Issues with alert severity
Incident Report for PagerDuty
Postmortem

Summary

On Monday, November 8th 22:30 – 23:00 UTC and Tuesday, November 9th 22:00 – 23:30 UTC, PagerDuty experienced an incident that caused alert severities to be set to “critical” for a small percentage of event requests.

What Happened?

Prior to the incident, PagerDuty engineers prepared a release candidate whose request parameter validation was refactored for an internal endpoint that handles events. On Monday, out of caution, the release candidate was deployed to a canary fleet that served approximately 6% of event traffic. Though it had been tested against many scenarios in multiple test environments, one of these parameters – namely `severity` – was missed. This resulted in events processed by the canary fleet to default to a severity of “critical,” even if requests to our public endpoints had the parameter set.

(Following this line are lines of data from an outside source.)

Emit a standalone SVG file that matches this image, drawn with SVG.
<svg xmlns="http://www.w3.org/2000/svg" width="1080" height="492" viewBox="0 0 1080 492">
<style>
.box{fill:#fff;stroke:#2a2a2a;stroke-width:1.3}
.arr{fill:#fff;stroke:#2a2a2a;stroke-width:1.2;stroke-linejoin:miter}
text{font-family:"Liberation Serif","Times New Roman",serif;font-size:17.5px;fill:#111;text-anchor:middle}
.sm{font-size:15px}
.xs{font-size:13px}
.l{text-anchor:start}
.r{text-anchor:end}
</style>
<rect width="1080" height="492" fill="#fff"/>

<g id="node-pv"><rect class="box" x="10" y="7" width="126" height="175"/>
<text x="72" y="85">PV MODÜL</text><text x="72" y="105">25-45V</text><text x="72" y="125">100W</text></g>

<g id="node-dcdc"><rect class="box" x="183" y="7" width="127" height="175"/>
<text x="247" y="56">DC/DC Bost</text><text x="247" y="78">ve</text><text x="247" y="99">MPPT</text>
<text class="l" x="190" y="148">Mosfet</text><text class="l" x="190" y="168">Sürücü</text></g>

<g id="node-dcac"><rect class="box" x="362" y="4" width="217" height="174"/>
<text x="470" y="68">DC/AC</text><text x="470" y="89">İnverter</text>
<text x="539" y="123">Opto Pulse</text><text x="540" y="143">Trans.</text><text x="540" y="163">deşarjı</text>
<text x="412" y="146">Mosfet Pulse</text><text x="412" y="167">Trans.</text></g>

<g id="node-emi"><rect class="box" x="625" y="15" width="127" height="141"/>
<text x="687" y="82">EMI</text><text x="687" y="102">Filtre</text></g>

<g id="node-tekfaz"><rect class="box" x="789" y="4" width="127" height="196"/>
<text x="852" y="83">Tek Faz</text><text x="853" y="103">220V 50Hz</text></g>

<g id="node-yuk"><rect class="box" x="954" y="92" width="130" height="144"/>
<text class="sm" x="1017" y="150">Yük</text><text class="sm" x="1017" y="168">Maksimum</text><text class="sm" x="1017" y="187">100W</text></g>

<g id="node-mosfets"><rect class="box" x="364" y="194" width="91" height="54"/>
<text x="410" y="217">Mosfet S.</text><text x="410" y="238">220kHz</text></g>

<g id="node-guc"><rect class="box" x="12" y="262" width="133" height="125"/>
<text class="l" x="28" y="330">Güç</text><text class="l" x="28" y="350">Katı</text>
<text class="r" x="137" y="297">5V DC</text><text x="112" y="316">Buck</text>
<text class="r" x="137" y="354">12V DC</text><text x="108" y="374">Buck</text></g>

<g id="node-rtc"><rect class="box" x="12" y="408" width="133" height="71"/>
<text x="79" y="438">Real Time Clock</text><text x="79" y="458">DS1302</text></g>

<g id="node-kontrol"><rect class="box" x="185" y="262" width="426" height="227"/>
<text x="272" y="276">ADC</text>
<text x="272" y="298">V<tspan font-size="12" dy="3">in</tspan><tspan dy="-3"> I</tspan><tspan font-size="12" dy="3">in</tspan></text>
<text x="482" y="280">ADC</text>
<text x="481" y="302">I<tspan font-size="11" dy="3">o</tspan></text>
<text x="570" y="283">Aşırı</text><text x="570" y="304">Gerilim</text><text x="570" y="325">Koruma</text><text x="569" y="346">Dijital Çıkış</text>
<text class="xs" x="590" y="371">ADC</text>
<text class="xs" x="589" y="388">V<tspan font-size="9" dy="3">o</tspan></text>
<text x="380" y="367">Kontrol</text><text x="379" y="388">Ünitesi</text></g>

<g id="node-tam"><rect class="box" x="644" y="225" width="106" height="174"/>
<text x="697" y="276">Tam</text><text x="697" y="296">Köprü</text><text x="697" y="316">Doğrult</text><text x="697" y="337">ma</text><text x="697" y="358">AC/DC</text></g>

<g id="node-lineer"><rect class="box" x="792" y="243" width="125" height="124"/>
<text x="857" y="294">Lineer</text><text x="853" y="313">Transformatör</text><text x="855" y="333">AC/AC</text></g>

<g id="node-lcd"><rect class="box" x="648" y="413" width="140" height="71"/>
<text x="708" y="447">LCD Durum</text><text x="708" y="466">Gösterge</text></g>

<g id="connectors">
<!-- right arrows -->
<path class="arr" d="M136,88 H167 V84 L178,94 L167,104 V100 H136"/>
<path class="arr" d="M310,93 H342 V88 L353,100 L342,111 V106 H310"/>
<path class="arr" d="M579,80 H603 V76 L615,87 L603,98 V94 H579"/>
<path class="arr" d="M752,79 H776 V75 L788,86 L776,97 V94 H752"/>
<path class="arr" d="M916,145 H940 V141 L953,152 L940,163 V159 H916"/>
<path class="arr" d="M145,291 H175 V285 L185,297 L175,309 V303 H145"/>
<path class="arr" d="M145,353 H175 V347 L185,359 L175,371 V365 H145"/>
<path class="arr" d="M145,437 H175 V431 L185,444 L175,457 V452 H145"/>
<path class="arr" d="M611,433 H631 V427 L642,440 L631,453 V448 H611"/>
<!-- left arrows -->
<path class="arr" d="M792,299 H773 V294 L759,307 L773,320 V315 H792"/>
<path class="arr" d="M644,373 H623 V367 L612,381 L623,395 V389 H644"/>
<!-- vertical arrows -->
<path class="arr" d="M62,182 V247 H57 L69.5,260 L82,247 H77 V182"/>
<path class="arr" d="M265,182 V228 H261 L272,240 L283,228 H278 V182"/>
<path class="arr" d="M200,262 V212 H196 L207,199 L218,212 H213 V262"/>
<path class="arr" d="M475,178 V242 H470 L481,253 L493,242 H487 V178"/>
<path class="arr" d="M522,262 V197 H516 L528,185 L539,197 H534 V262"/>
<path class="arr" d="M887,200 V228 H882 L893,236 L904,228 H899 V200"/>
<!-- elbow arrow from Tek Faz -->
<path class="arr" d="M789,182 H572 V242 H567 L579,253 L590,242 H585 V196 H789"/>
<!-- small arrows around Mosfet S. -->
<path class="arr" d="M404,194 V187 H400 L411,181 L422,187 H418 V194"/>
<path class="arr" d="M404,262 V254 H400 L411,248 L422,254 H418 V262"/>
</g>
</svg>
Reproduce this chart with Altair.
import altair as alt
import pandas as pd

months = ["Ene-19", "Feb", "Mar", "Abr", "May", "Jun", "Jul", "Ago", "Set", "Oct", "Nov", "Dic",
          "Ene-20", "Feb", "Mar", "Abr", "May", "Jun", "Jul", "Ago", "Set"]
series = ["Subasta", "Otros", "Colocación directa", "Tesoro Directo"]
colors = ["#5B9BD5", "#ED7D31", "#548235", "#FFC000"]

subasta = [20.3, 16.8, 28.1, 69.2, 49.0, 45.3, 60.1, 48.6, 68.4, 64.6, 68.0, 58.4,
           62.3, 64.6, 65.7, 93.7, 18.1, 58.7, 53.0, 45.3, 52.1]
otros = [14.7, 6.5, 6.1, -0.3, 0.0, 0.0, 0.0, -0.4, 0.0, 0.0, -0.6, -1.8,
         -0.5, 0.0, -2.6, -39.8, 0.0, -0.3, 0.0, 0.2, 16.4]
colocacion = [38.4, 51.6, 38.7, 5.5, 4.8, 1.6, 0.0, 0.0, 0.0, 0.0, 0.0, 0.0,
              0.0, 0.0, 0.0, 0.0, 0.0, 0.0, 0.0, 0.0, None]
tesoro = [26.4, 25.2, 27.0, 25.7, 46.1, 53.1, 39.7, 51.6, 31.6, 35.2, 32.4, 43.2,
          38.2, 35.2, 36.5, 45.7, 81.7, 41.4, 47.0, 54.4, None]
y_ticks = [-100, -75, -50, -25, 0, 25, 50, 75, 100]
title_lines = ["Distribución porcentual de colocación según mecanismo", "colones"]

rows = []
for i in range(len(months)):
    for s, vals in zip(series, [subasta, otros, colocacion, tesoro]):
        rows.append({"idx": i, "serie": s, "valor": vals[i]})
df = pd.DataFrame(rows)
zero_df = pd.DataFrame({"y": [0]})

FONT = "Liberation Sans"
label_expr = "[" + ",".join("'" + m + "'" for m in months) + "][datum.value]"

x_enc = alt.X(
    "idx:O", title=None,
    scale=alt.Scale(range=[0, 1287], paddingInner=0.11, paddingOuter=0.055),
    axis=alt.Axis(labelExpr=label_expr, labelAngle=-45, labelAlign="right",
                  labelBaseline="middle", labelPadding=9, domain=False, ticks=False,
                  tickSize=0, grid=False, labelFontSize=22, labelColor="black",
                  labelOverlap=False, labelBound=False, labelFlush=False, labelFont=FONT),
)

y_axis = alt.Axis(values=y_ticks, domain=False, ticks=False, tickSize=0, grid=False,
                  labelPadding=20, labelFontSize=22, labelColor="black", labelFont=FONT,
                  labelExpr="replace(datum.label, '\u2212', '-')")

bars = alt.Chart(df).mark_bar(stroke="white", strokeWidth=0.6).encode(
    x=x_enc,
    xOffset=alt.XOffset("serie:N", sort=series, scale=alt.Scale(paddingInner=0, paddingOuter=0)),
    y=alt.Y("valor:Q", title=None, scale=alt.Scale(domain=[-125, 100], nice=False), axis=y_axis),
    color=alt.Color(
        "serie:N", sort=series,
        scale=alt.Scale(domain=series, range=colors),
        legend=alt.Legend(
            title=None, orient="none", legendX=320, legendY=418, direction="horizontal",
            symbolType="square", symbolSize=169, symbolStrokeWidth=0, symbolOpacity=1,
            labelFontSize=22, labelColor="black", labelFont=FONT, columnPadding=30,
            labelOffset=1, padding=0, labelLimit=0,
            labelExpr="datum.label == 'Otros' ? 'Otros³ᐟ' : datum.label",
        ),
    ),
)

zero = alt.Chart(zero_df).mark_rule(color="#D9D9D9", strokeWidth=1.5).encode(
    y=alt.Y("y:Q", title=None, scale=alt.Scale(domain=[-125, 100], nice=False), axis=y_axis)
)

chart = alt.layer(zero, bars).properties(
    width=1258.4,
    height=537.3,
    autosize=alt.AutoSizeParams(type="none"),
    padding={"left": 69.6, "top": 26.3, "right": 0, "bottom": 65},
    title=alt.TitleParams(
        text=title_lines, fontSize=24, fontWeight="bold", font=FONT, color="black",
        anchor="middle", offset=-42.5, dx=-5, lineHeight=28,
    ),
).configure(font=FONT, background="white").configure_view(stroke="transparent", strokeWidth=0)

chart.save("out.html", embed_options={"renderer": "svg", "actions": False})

After shutting down the Monday canary fleet, our engineering teams did not find any anomalies, and proceeded to deploy the faulty release candidate again to a canary fleet on Tuesday, this time with slightly more traffic and for a longer period. Shortly after the canary was shut down on Tuesday, our Support team initiated a major incident to investigate the incorrect alert severity behavior reported by customers. Our engineering teams identified the release candidate canary as the primary cause, and confirmed that the issue was isolated to requests processed on that fleet.

What Are We Doing About This?

We have identified deficiencies in the automated testing and telemetry around the affected endpoint, and will be working to improve them.

We greatly apologize for the inconvenience that this may have caused. For any questions, comments or concerns, please reach out to support@pagerduty.com.

Posted Nov 17, 2021 - 00:24 UTC

Resolved
This incident has been resolved.
Posted Nov 10, 2021 - 01:30 UTC
Update
We are no longer seeing incorrect status escalations (from warning to critical).
Posted Nov 10, 2021 - 01:30 UTC
Update
We are engaging additional teams to assist with the issue and will continue to share updates as our investigation proceeds.
Posted Nov 10, 2021 - 01:04 UTC
Update
We are continuing our investigation of incorrect alert severity and are evaluating several potential sources of the issue.
Posted Nov 10, 2021 - 00:30 UTC
Investigating
We are investigating reports of incidents being incorrectly escalated in severity. We will update when we have more information.
Posted Nov 10, 2021 - 00:00 UTC
This incident affected: Notification Delivery (Notification Delivery (US), Notification Delivery (EU)) and Events API (Events API (US), Events API (EU)).